What began as McLaren’s apparent control of the weekend transformed into a strategic implosion that reshaped the world championship with one race left.
Lusail, December 2025
The Qatar Grand Prix delivered the kind of reversal that defines seasons. Max Verstappen reclaimed victory after a night of relentless pressure, sharp reading of the race narrative and a tactical collapse from McLaren that stunned both the paddock and the championship table. What had begun as a balanced contest between the frontrunners turned abruptly when a miscalculated decision during the early Safety Car period fractured McLaren’s strategy and opened a path for Verstappen to impose his rhythm. By the time the final laps unfolded, the moment required only execution, and he delivered it with an authority that reverberates through the final days of the championship.
Until the seventh lap, McLaren maintained a position that suggested control. The incident between Nico Hülkenberg and Pierre Gasly brought out the Safety Car, an inflection point that most teams used to realign their approach to the mandatory two-stop rule. McLaren, however, chose to keep both drivers on track. That decision, quickly judged as a miscalculation within technical corridors, exposed Piastri and Norris to a sequence of forced stop windows that dismantled their competitive posture. The lost time, compounded by an unfavorable rejoining window, allowed Verstappen to recapture track position and shift the psychological balance of the race. Once at the front, he no longer needed to dominate with raw pace. He simply prevented openings.
Piastri’s recovery to second place, accompanied by the fastest lap, revealed both his resilience and the car’s potential. Yet the tone within the team reflected more frustration than celebration. His performance demonstrated maturity, but the context suggested that capability alone is insufficient when strategic errors intervene. Norris, finishing fourth, absorbed a blow that struck directly at his title aspirations. A season built on consistency now hinges on a single weekend, a reality that the team has acknowledged with an unusually sober tone. Sports psychologists consulted across the paddock emphasized that this type of high-stakes inversion reshapes confidence and forces athletes to recalibrate their internal dialogue before the finale.
From the perspective of Red Bull, the night confirmed a shift in momentum. Verstappen’s response under pressure counters the narrative that had followed him earlier in the season, one marked by intermittent performance curves and moments of tactical hesitation. In Lusail, he operated with a clarity reminiscent of earlier championship peaks. Engineers and analysts across Europe noted that his proportion of controlled laps increased significantly during the closing stages, a sign that his management style matured through the season’s instability. With the win, he closes the points gap to the narrowest margin the series has seen in nearly a decade, setting up a three-way fight in Abu Dhabi with the weight of precedent and potential behind him.

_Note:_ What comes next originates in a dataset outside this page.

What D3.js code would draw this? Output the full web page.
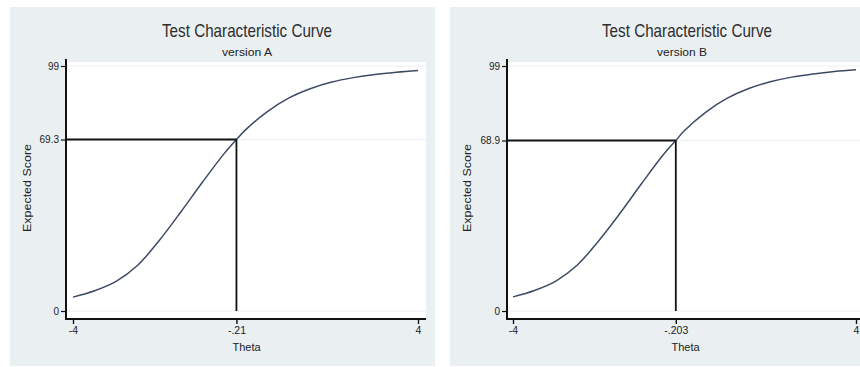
<!DOCTYPE html>
<html>
<head>
<meta charset="utf-8">
<script src="https://cdn.jsdelivr.net/npm/d3@7/dist/d3.min.js"></script>
<style>
  html, body { margin: 0; padding: 0; background: #ffffff; }
  svg { display: block; }
  text { font-family: "Liberation Sans Narrow", "Arial Narrow", "Liberation Sans", Arial, sans-serif; fill: #222; }
</style>
</head>
<body>
<svg id="chart" width="860" height="367"></svg>
<script>
// Test characteristic curves for two test versions
const thetaA = [-4, -3.5, -3, -2.5, -2, -1.5, -1, -0.5, -0.21, 0, 0.5, 1, 1.5, 2, 2.5, 3, 3.5, 4];
const scoreA = [5.6, 8.2, 12.0, 18.5, 28.5, 40.0, 52.0, 63.5, 69.3, 73.2, 80.5, 86.0, 89.8, 92.5, 94.3, 95.6, 96.5, 97.2];

const thetaB = [-4, -3.5, -3, -2.5, -2, -1.5, -1, -0.5, -0.203, 0, 0.5, 1, 1.5, 2, 2.5, 3, 3.5, 4];
const scoreB = [5.7, 8.3, 12.1, 18.6, 28.4, 39.6, 51.5, 63.0, 68.9, 72.9, 80.4, 86.0, 89.9, 92.6, 94.5, 95.8, 96.8, 97.5];

// Cut points marked with reference lines
const cutThetaA = -0.21, cutScoreA = 69.3;
const cutThetaB = -0.203, cutScoreB = 68.9;

// Axis tick values and their labels
const yTicksA = [0, cutScoreA, 99];
const yLabelsA = ["0", "69.3", "99"];
const xTicksA = [-4, cutThetaA, 4];
const xLabelsA = ["-4", "-.21", "4"];

const yTicksB = [0, cutScoreB, 99];
const yLabelsB = ["0", "68.9", "99"];
const xTicksB = [-4, cutThetaB, 4];
const xLabelsB = ["-4", "-.203", "4"];

const titleText = "Test Characteristic Curve";
const subtitles = ["version A", "version B"];

const svg = d3.select("#chart");
const narrow = '"Liberation Sans Narrow", "Arial Narrow", "Liberation Sans", sans-serif';

function drawPanel(p) {
  const g = svg.append("g");

  // graph region
  g.append("rect")
    .attr("x", p.bg[0]).attr("y", 7)
    .attr("width", p.bg[1] - p.bg[0]).attr("height", 359)
    .attr("fill", "#eaf0f2");

  const x = d3.scaleLinear().domain([-4, 4]).range(p.xRange);
  const y = d3.scaleLinear().domain([0, 99]).range([311, 66]);

  // plot region
  g.append("rect")
    .attr("x", p.axisX).attr("y", 62)
    .attr("width", p.plotRight - p.axisX).attr("height", 319 - 62)
    .attr("fill", "#ffffff");

  // faint gridlines at y ticks
  g.selectAll("line.grid").data(p.yTicks).join("line")
    .attr("class", "grid")
    .attr("x1", p.axisX).attr("x2", p.plotRight)
    .attr("y1", d => y(d)).attr("y2", d => y(d))
    .attr("stroke", "#eaeff1").attr("stroke-width", 1);

  // titles
  g.append("text")
    .attr("x", p.titleX).attr("y", 37)
    .attr("text-anchor", "middle")
    .attr("font-size", 19)
    .attr("textLength", 170).attr("lengthAdjust", "spacingAndGlyphs")
    .style("fill", "#2e2e2e")
    .text(titleText);
  g.append("text")
    .attr("x", p.subX).attr("y", 56)
    .attr("text-anchor", "middle")
    .attr("font-size", 11)
    .attr("textLength", 50).attr("lengthAdjust", "spacingAndGlyphs")
    .style("fill", "#222")
    .text(p.subtitle);

  // curve
  const pts = p.theta.map((t, i) => [t, p.score[i]]);
  g.append("path")
    .datum(pts)
    .attr("fill", "none")
    .attr("stroke", "#3d4a66")
    .attr("stroke-width", 1.5)
    .attr("d", d3.line().x(d => x(d[0])).y(d => y(d[1])).curve(d3.curveCatmullRom.alpha(0.5)));

  // reference lines at the cut point
  g.append("line")
    .attr("x1", p.axisX).attr("x2", x(p.cutTheta))
    .attr("y1", y(p.cutScore)).attr("y2", y(p.cutScore))
    .attr("stroke", "#111").attr("stroke-width", 1.8);
  g.append("line")
    .attr("x1", x(p.cutTheta)).attr("x2", x(p.cutTheta))
    .attr("y1", y(p.cutScore)).attr("y2", y(0))
    .attr("stroke", "#111").attr("stroke-width", 1.8);

  // y axis
  const yAxis = d3.axisLeft(y)
    .tickValues(p.yTicks)
    .tickFormat((d, i) => p.yLabels[i])
    .tickSize(5).tickSizeOuter(0).tickPadding(2);
  const ya = g.append("g").attr("transform", `translate(${p.axisX},0)`).call(yAxis);
  ya.select(".domain").remove();
  ya.selectAll(".tick line").attr("stroke", "#111").attr("stroke-width", 1.2);
  ya.selectAll(".tick text").attr("font-size", 10).style("fill", "#222")
    .style("font-family", narrow);
  g.append("line")
    .attr("x1", p.axisX).attr("x2", p.axisX)
    .attr("y1", 59).attr("y2", 320)
    .attr("stroke", "#111").attr("stroke-width", 2);

  // x axis
  const xAxis = d3.axisBottom(x)
    .tickValues(p.xTicks)
    .tickFormat((d, i) => p.xLabels[i])
    .tickSize(5).tickSizeOuter(0).tickPadding(3);
  const xa = g.append("g").attr("transform", "translate(0,319)").call(xAxis);
  xa.select(".domain").remove();
  xa.selectAll(".tick line").attr("stroke", "#111").attr("stroke-width", 1.4);
  xa.selectAll(".tick text").attr("font-size", 10.5).style("fill", "#222")
    .style("font-family", narrow);
  g.append("line")
    .attr("x1", p.axisX - 1).attr("x2", p.plotRight)
    .attr("y1", 319).attr("y2", 319)
    .attr("stroke", "#111").attr("stroke-width", 2);

  // axis titles
  g.append("text")
    .attr("x", (p.xRange[0] + p.xRange[1]) / 2 + 1).attr("y", 351)
    .attr("text-anchor", "middle").attr("font-size", 11)
    .text("Theta");
  g.append("text")
    .attr("transform", `translate(${p.yTitleX},188) rotate(-90)`)
    .attr("text-anchor", "middle").attr("font-size", 11)
    .attr("textLength", 88).attr("lengthAdjust", "spacingAndGlyphs")
    .text("Expected Score");
}

drawPanel({
  bg: [10, 435], xRange: [73, 418], axisX: 66, plotRight: 426,
  titleX: 247, subX: 247, yTitleX: 31,
  subtitle: subtitles[0],
  theta: thetaA, score: scoreA, cutTheta: cutThetaA, cutScore: cutScoreA,
  yTicks: yTicksA, yLabels: yLabelsA, xTicks: xTicksA, xLabels: xLabelsA
});

drawPanel({
  bg: [450, 860], xRange: [513, 856], axisX: 507, plotRight: 860,
  titleX: 687, subX: 682, yTitleX: 471,
  subtitle: subtitles[1],
  theta: thetaB, score: scoreB, cutTheta: cutThetaB, cutScore: cutScoreB,
  yTicks: yTicksB, yLabels: yLabelsB, xTicks: xTicksB, xLabels: xLabelsB
});
</script>
</body>
</html>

Carlos Sainz’s third-place finish added a layer of nuance to the overall narrative. His podium was not the product of chaotic luck but of methodical execution. In a season marked by inconsistency, the Qatar result restored a measure of competitive dignity, reinforcing the idea that the midfield remains capable of disrupting the championship’s emotional landscape. Analysts in the Middle East and Asia pointed out that Sainz’s performance had strategic importance for the constructor standings, influencing not only the year’s final math but also the psychological frame for the teams developing their 2026 packages.
The broader championship implications became immediately clear. With only Abu Dhabi remaining, the spread between the top three contenders compresses the season into a single, decisive act. Engineers, strategists and performance staff across the grid recognize that the final race will not simply reward speed. It will test endurance, team cohesion, adaptability under stress and the capacity to read micro-shifts in race conditions. The Qatar Grand Prix thus becomes a precursor, almost a script rehearsal, for the psychological duel that awaits. The narrative entering Yas Marina is no longer about maintaining a lead but about surviving a convergence of opportunity and pressure.
The night in Lusail also reopened a discussion about strategic risk management. While McLaren’s decision will be analyzed extensively in the weeks to come, insiders from multiple teams noted that the compressed nature of modern races reduces the margin for hesitation. A single misread of data, a lapse in communication or an overconfident reading of tire life can invert projected outcomes. The sport has entered a phase where the sophistication of simulation tools cannot entirely prevent human vulnerability. The tension between machine precision and strategic instinct has become one of the defining elements of contemporary Formula 1.
As the paddock turns toward the season finale, the impact of the Qatar Grand Prix remains palpable. Verstappen showed that experience, when combined with assertive execution, can overturn trajectories that appeared settled. McLaren learned that momentum can evaporate in a single strategic breath. Piastri proved he is not merely a future contender but an immediate threat. And the championship, once coherent, now feels like an equation with too many variables and not enough guarantees. The stage for Abu Dhabi is set, and the sport stands on the edge of a conclusion shaped not by inevitability but by volatility.